The trial court's ruling in this case, that the appellants have no right to copy and inspect various of the documents and memoranda in the possession of the appellees, is somewhat cryptic. Had the trial court found the documents to be public or municipal records within the meaning of the statute, and not included within any of the exceptions to disclosure under Code Ann. § 40-2703, then, as citizens of the State of Georgia, the appellants would have a right under Code Ann. § 40-2702 to inspect and copy the records, unless the trial court found nondisclosure to be in the public interest, in which case the appellants would have no such right. However, the trial court would not be authorized to deny the appellants' request to inspect these documents because they have no special or personal interest in the documents. Since it is unclear on which of these various possible grounds the trial court rendered its judgment, we find it necessary to remand the case to the trial court for reconsideration of whether these are public or municipal records and, if so, whether allowing the appellants to inspect the records would be in the public interest.

We recognize that the veil of the "public interest" does not provide very specific guidance for rendering decisions in concrete cases.
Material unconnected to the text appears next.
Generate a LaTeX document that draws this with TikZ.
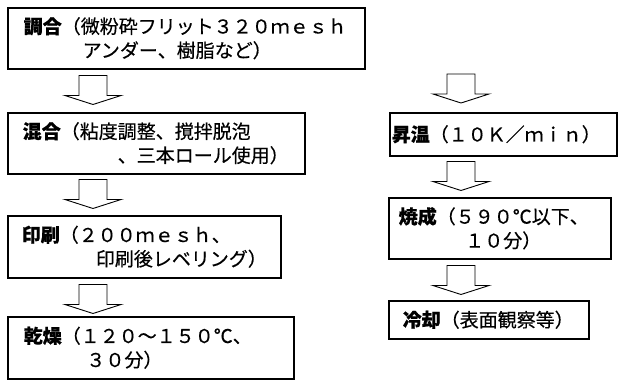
\documentclass[tikz,border=0pt]{standalone}
\usepackage{fontspec}
\setmainfont{Noto Sans CJK JP}[FakeBold=0.4]
\usetikzlibrary{calc}
\tikzset{
  stepbox/.style={rectangle,draw=black,line width=1.5pt,anchor=north west,
                  align=left,inner ysep=0pt,
                  font=\fontsize{19}{24}\selectfont},
  blkline/.style={draw=black,line width=0.9pt,fill=white,line join=miter},
  blkarr/.pic={\path[blkline] (-14,0) -- (-14,20) -- (-28,20) -- (0,29)
                -- (28,20) -- (14,20) -- (14,0) -- cycle;},
}

\begin{document}
\begin{tikzpicture}[x=1pt,y=-1pt]
  \useasboundingbox (0,0) rectangle (618,380);

  % left column
  \node[stepbox,minimum width=357,minimum height=61,inner xsep=16,text width=325]
    (PREP) at (7,7){{\bfseries 調合}（微粉砕フリット３２０ｍｅｓｈ\\
                    \hspace*{3.1em}アンダー、樹脂など）};
  \node[stepbox,minimum width=297,minimum height=61,inner xsep=15,text width=267]
    (MIX) at (7,112){{\bfseries 混合}（粘度調整、撹拌脱泡\\
                     \hspace*{5em}、三本ロール使用）};
  \node[stepbox,minimum width=273,minimum height=62,inner xsep=14,text width=245]
    (PRT) at (7,215){{\bfseries 印刷}（２００ｍｅｓｈ、\\
                     \hspace*{3.9em}印刷後レベリング）};
  \node[stepbox,minimum width=286,minimum height=62,inner xsep=16,text width=254]
    (DRY) at (7,316){{\bfseries 乾燥}（１２０～１５０℃、\\
                     \hspace*{3.3em}３０分）};

  % right column
  \node[stepbox,minimum width=227,minimum height=43,inner xsep=2,text width=223]
    (HEAT) at (389,112){{\bfseries 昇温}（１０Ｋ／ｍｉｎ）};
  \node[stepbox,minimum width=222,minimum height=61,inner xsep=10,text width=202]
    (FIRE) at (388,197){{\bfseries 焼成}（５９０℃以下、\\
                        \hspace*{3.5em}１０分）};
  \node[stepbox,minimum width=200,minimum height=38,inner xsep=14,text width=172]
    (COOL) at (388,300){{\bfseries 冷却}（表面観察等）};

  % block arrows
  \coordinate (LC) at (93,0);
  \coordinate (RC) at (461,0);
  \coordinate (A1) at ($(PREP.south -| LC)+(0,6)$);
  \coordinate (A2) at ($(MIX.south -| LC)+(0,5)$);
  \coordinate (A3) at ($(PRT.south -| LC)+(0,6)$);
  \coordinate (A4) at ($(HEAT.north -| RC)+(0,-38)$);
  \coordinate (A5) at ($(HEAT.south -| RC)+(0,5)$);
  \coordinate (A6) at ($(FIRE.south -| RC)+(0,6)$);
  \pic at (A1) {blkarr};
  \pic at (A2) {blkarr};
  \pic at (A3) {blkarr};
  \pic at (A4) {blkarr};
  \pic at (A5) {blkarr};
  \pic at (A6) {blkarr};

\end{tikzpicture}
\end{document}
Therefore, we find it somewhat in order to add the following to what has already been stated. In determining whether allowing the appellants to inspect these records would be in the public interest, the trial court must weigh factors militating in favor of inspection (i.e., the interest of these appellants as citizens of Georgia in knowing what their government officials are doing) against factors militating against inspection (i.e., whether this would unduly disrupt the commission's investigation of discriminatory housing practices). In this regard, the court must weigh the benefits accruing to the government from nondisclosure against the harm which may result to the public if such *436 records are not made available for inspection by the appellants.

We note also that the appellants have made a request to copy and inspect a broad, and in some respects undifferentiated, mass of material. The request itself might be properly denied because its overbreadth would impose too onerous a burden on the appellees. However, if it is found that the appellants have made a request for identifiable public records within the appellees' possession, the burden is cast on the appellees to explain why the records should not be furnished. See Justice Ingram's special concurrence in Houston v. Rutledge, supra.

Appellate review of a "public interest" determination of this sort is difficult unless the trial judge has entered findings of fact and conclusions of law showing why the decision was reached either that disclosure would or would not be in the public interest. Therefore, before another appeal in this case is taken, the trial judge is directed to enter findings and conclusions specifically relating to this issue.

Judgment reversed and remanded. All the Justices concur, except Hill, J., who is disqualified.